The new voice belonged to a small man with wisps of gray hair; all of the lines and wrinkles the woman had avoided creased his chestnut complexion. He pulled a chair over to the side of the bed and sat down. The woman—Zak saw now that she wore an old-fashioned nurse’s uniform, but with a skirt that came down to her ankles—stepped back and stood nearby, hands clasped together.
“I’m Dr. White-eagle,” the man said
. “You can call me Edwin. Or you can call me Doc, which is what everyone ends up calling me. And I’m going to need to speak to your parents.”
Zak’s head spun. He was still only half-conscious, and without thinking, he rattled off his dad’s name, then started on Mom’s. Dr. White-eagle held up a hand and said, “I don’t need her name.” To the nurse, he said, “Hand me my Wonder Glass, my dear.”
The nurse fetched something from a nearby table. It had the surface area of a large cell phone, but only a fraction of the thickness, and was made out of a frosted, translucent substance. To Zak’s surprise, an Apple logo was etched into the back of it.
“Find Michael Killian,” Dr. White-eagle said, and the gadget responded with a chirpy, “Sure thing, Doc!”
“Where am I?” Zak asked.
“You’re in my home,” Dr.

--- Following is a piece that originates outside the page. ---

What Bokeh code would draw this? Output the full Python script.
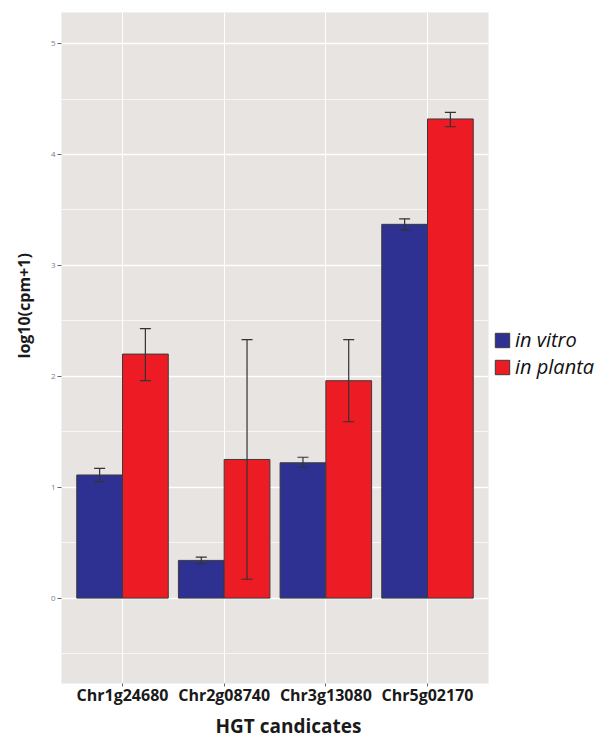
from bokeh.plotting import figure
from bokeh.models import (ColumnDataSource, FactorRange, Range1d, SingleIntervalTicker,
                          Whisker, TeeHead, Legend, LegendItem, Title)
from bokeh.transform import dodge
from bokeh.embed import file_html
from bokeh.resources import INLINE

# ---- data ----
genes = ["Chr1g24680", "Chr2g08740", "Chr3g13080", "Chr5g02170"]
in_vitro = [1.11, 0.34, 1.22, 3.37]
in_vitro_low = [1.05, 0.31, 1.18, 3.32]
in_vitro_high = [1.17, 0.37, 1.27, 3.42]
in_planta = [2.20, 1.25, 1.96, 4.32]
in_planta_low = [1.96, 0.17, 1.59, 4.25]
in_planta_high = [2.43, 2.33, 2.33, 4.38]
series_names = ["in vitro", "in planta"]

BLUE = "#2E3192"
RED = "#ED1C24"
PANEL = "#E7E4E2"
FONT = "Open Sans"

src = ColumnDataSource(dict(gene=genes, iv=in_vitro, iv_lo=in_vitro_low, iv_hi=in_vitro_high,
                            ip=in_planta, ip_lo=in_planta_low, ip_hi=in_planta_high))

p = figure(x_range=FactorRange(factors=genes, range_padding=0.1, range_padding_units="absolute"),
           y_range=Range1d(-0.77, 5.28),
           frame_width=427, frame_height=671,
           min_border_left=61, min_border_right=127, min_border_top=12, min_border_bottom=54,
           output_backend="svg", toolbar_location=None)

p.background_fill_color = PANEL
p.border_fill_color = "white"
p.outline_line_color = None

bw = 0.45
r_iv = p.vbar(x=dodge("gene", -bw / 2, range=p.x_range), top="iv", width=bw, source=src,
              fill_color=BLUE, line_color="#3a3a3a", line_width=1)
r_ip = p.vbar(x=dodge("gene", bw / 2, range=p.x_range), top="ip", width=bw, source=src,
              fill_color=RED, line_color="#3a3a3a", line_width=1)

for off, lo, hi in [(-bw / 2, "iv_lo", "iv_hi"), (bw / 2, "ip_lo", "ip_hi")]:
    w = Whisker(source=src, base=dodge("gene", off, range=p.x_range), upper=hi, lower=lo,
                line_color="#333333", line_width=1.2,
                upper_head=TeeHead(size=11, line_color="#333333", line_width=1.2),
                lower_head=TeeHead(size=11, line_color="#333333", line_width=1.2))
    w.level = "overlay"
    p.add_layout(w)

legend = Legend(items=[LegendItem(label=series_names[0], renderers=[r_iv]),
                       LegendItem(label=series_names[1], renderers=[r_ip])],
                location=(5, 303), orientation="vertical",
                glyph_width=18, glyph_height=18, label_standoff=4, spacing=0,
                padding=0, margin=0,
                label_text_font=FONT, label_text_font_style="italic",
                label_text_font_size="20px", label_text_color="#111111",
                background_fill_alpha=0, border_line_alpha=0)
p.add_layout(legend, "right")

# grid
p.ygrid.ticker = SingleIntervalTicker(interval=1, num_minor_ticks=2)
p.ygrid.grid_line_color = "white"
p.ygrid.grid_line_width = 1.4
p.ygrid.minor_grid_line_color = "white"
p.ygrid.minor_grid_line_width = 0.7
p.xgrid.grid_line_color = "white"
p.xgrid.grid_line_width = 1.0

# y axis
p.yaxis.ticker = SingleIntervalTicker(interval=1, num_minor_ticks=2)
p.yaxis.axis_line_color = None
p.yaxis.minor_tick_line_color = None
p.yaxis.major_tick_in = 0
p.yaxis.major_tick_out = 4
p.yaxis.major_tick_line_color = "#666666"
p.yaxis.major_label_standoff = 2
p.yaxis.major_label_text_font = FONT
p.yaxis.major_label_text_font_size = "8px"
p.yaxis.major_label_text_color = "#808080"

# x axis
p.xaxis.axis_line_color = None
p.xaxis.major_tick_in = 0
p.xaxis.major_tick_out = 3
p.xaxis.major_tick_line_color = "#666666"
p.xaxis.major_label_standoff = -3
p.xaxis.major_label_text_font = FONT
p.xaxis.major_label_text_font_style = "bold"
p.xaxis.major_label_text_font_size = "16px"
p.xaxis.major_label_text_color = "#1a1a1a"

ytitle = Title(text="log10(cpm+1)", align="left", offset=325, standoff=23, vertical_align="middle",
               text_font=FONT, text_font_style="bold", text_font_size="16px", text_color="#1a1a1a")
p.add_layout(ytitle, "left")
xtitle = Title(text="HGT candicates", align="left", offset=154, standoff=4,
               text_font=FONT, text_font_style="bold", text_font_size="19px", text_color="#1a1a1a")
p.add_layout(xtitle, "below")

open("out.html", "w").write(file_html(p, INLINE))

White-eagle said. “There was no time to get you to a hospital, so I had to help you with what I had at hand. Fortunately for you, you passed out on the doorstep of the one of the city’s premier heart doctors, albeit retired.” He smiled crookedly and nodded almost apologetically toward his nurse. “Still dabble, of course. Can’t keep an old sawbones away from the stethoscope.”
Fortunately … Zak didn’t think luck had anything to do with it. Godfrey had led him here deliberately.
“Four Michael Killians in the metro area,” the gadget piped up. “Here are addresses and recent photos.”
“This one looks like you,” the doctor grumbled, and tapped it. Zak realized—too late to stop him—that Dr. White-eagle was calling his dad. Or some version of his dad who lived in this universe.
A moment later, a familiar voice came out of the Wonder Glass.
“Hello?” said Dad.
For a moment, Zak expected his heart to jump. Or a lump to form in his throat. Tears. Something. But he surprised himself. The only reaction he had to his father’s voice was anger.